When one borrows from another writer or creator, directly in first-party or third-party quotation or indirectly through paraphrase or summary, one needs to make explicit where that quotation or paraphrase came from and where it can be found in the body of the other's text. This is to acknowledge one dimension of the inter-subjectivity of the act of writing. [Implicit argument: the act of writing is inter-subjective through and through, even if, or especially if, that writing seeks to articulate the 'self']
From the perspective of the reader of a text, the central value of referencing is to provide sufficient information to enable the reader, first, to identify the entity in question, for example, whether it is a book, a book chapter, a journal article, a conference paper, a DVD, and so on; and second, to enable the reader to find that entity in a library catalogue, an online database or on the internet.
From the perspective of the writer of the text, the central values of referencing are to demonstrate the breadth of one's reading and research, the sources of one's inspiration, ideas and concepts, the authorities one deems valuable in support of a theory or an argument, to establish the basis from which one's creativity and ingenuity emerges, and to establish one's commitment to a particular domain of cultural resources, such as, for example, the humanities.
To cite is to acknowledge that research and learning are communal activities, and to establish not only that one is indebted to others but to state clearly which specific others and the form that indebtedness takes. An additional reason is to avoid accusations of plagiarism, of having taken someone else's work without acknowledging it and thereby seeming to suggest that it is one's own work.
From the perspective of scholarship or academic practice, the central value of referencing is to provide a basis from which further research can begin, to provide the 'giants' shoulders' upon which the researcher may stand. Referencing provides access to those considered to be within a particular scholarly community, a canon of literature.
Citation in the text may take the form of a number, e.g. in square brackets or in superscript, or a parenthetical author-date, e.g. (Ricoeur, 2004).
There are many referencing systems. The question of which referencing system to use is most often settled by the discipline in which one is working or by the person, organisation or publication to whom one is submitting the text. In creating a bibliographic reference, there are three components: the bibliographic elements (e.g. author, title, date of publication); the sequence in which the elements are arranged; and the punctuation between the elements in the sequence.

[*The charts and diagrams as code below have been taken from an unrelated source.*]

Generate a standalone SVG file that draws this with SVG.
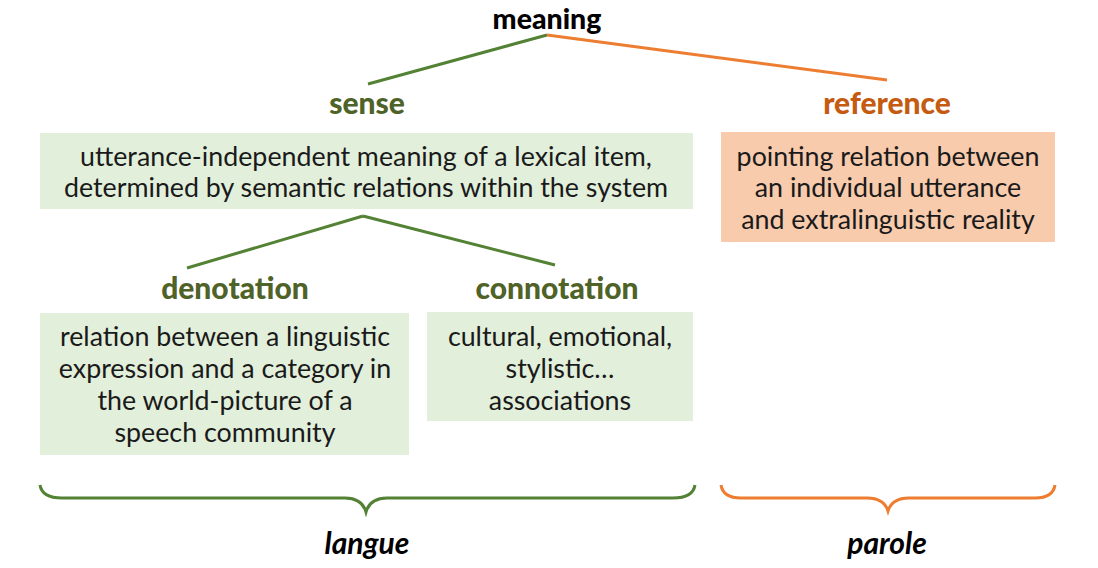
<svg xmlns="http://www.w3.org/2000/svg" width="1098" height="568" viewBox="0 0 1098 568">
<style>
.h{font-family:Lato,"Liberation Sans",sans-serif;font-weight:900;font-size:30px;text-anchor:middle}
.g{fill:#4f6228}
.o{fill:#c55a11}
.t{font-family:Lato,"Liberation Sans",sans-serif;font-size:26.8px;fill:#1a1a1a;text-anchor:middle}
.gl{stroke:#548235;stroke-width:3;fill:none}
.ol{stroke:#ed7d31;stroke-width:3;fill:none}
.i{font-family:Lato,"Liberation Sans",sans-serif;font-weight:bold;font-style:italic;font-size:30px;fill:#000;text-anchor:middle}
</style>
<rect width="1098" height="568" fill="#fff"/>
<g id="connectors">
<line class="gl" x1="547" y1="35" x2="368" y2="84"/>
<line class="ol" x1="547" y1="35" x2="887" y2="80"/>
<line class="gl" x1="363" y1="216" x2="187" y2="268"/>
<line class="gl" x1="363" y1="216" x2="555" y2="265"/>
</g>
<g id="meaning"><text class="h" x="547" y="28.5" fill="#000" style="font-size:28.5px">meaning</text></g>
<g id="sense">
<text class="h g" x="367" y="114">sense</text>
<rect x="40" y="133" width="653" height="76" fill="#e2efda"/>
<text class="t" x="366" y="166">utterance-independent meaning of a lexical item,</text>
<text class="t" x="366" y="197">determined by semantic relations within the system</text>
</g>
<g id="reference">
<text class="h o" x="887" y="114">reference</text>
<rect x="721" y="132" width="334" height="110" fill="#f8cbad"/>
<text class="t" x="888" y="166">pointing relation between</text>
<text class="t" x="888" y="197">an individual utterance</text>
<text class="t" x="888" y="229">and extralinguistic reality</text>
</g>
<g id="denotation">
<text class="h g" x="235" y="299">denotation</text>
<rect x="40" y="313" width="369" height="142" fill="#e2efda"/>
<text class="t" x="225" y="346">relation between a linguistic</text>
<text class="t" x="225" y="378">expression and a category in</text>
<text class="t" x="225" y="410">the world-picture of a</text>
<text class="t" x="225" y="442">speech community</text>
</g>
<g id="connotation">
<text class="h g" x="557" y="299">connotation</text>
<rect x="427" y="312" width="266" height="109" fill="#e2efda"/>
<text class="t" x="560" y="346">cultural, emotional,</text>
<text class="t" x="560" y="378">stylistic…</text>
<text class="t" x="560" y="410">associations</text>
</g>
<g id="langue">
<path class="gl" d="M40,485 Q42,498 62,498 L345,498 Q362,498 366,512 Q370,498 387,498 L673,498 Q693,498 695,485"/>
<text class="i" x="367" y="554">langue</text>
</g>
<g id="parole">
<path class="ol" d="M721,485 Q723,498 741,498 L867,498 Q884,498 888,511 Q892,498 909,498 L1035,498 Q1053,498 1055,485"/>
<text class="i" x="887" y="554">parole</text>
</g>
</svg>
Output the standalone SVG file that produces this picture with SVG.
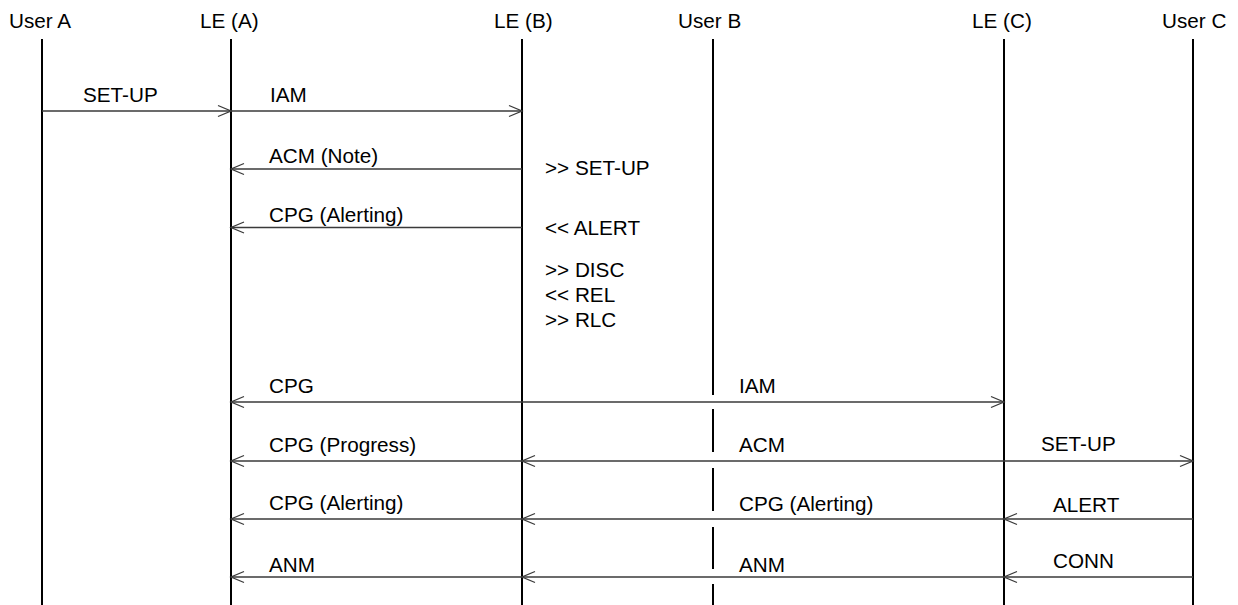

Links are presented below on the Harvard style, the Chicago style and the documentary-note style.
Harvard Style
There is no single definitive version of the Harvard referencing system. The Harvard system is also known as the author-date system and parenthetical referencing. It has no formal relationship to Harvard University.
Audiovisual Citation
BUFVC Guidelines for referencing moving image and sound
Chicago Style
The Chicago Manual of Style presents two basic documentation systems:
(1) notes and bibliography; and
(2) author-date.
Choosing between them depends on subject matter and the nature of sources cited. Each system is favoured by different groups of scholars. The notes and bibliography style is preferred by many in the humanities.
Chicago Style Citation Quick Guide
The Documentary-Note Style
The documentary-note style consists of two core elements and a possible third.
Citations are placed in the body of the text, using a superscript (raised) number, generally at the end of a sentence;
Footnotes are listed at the bottom (foot) of each page, for all citations on that page. These are known as endnotes if they appear at the end of a chapter, section or other division, and are generally used for longer texts, for multi-author texts and for texts intended to be read as separate parts; and
A bibliography may also be added. If a bibliography is required, it should be provided at the end of the paper giving the details of each source referred to and possibly other materials consulted in preparing the paper.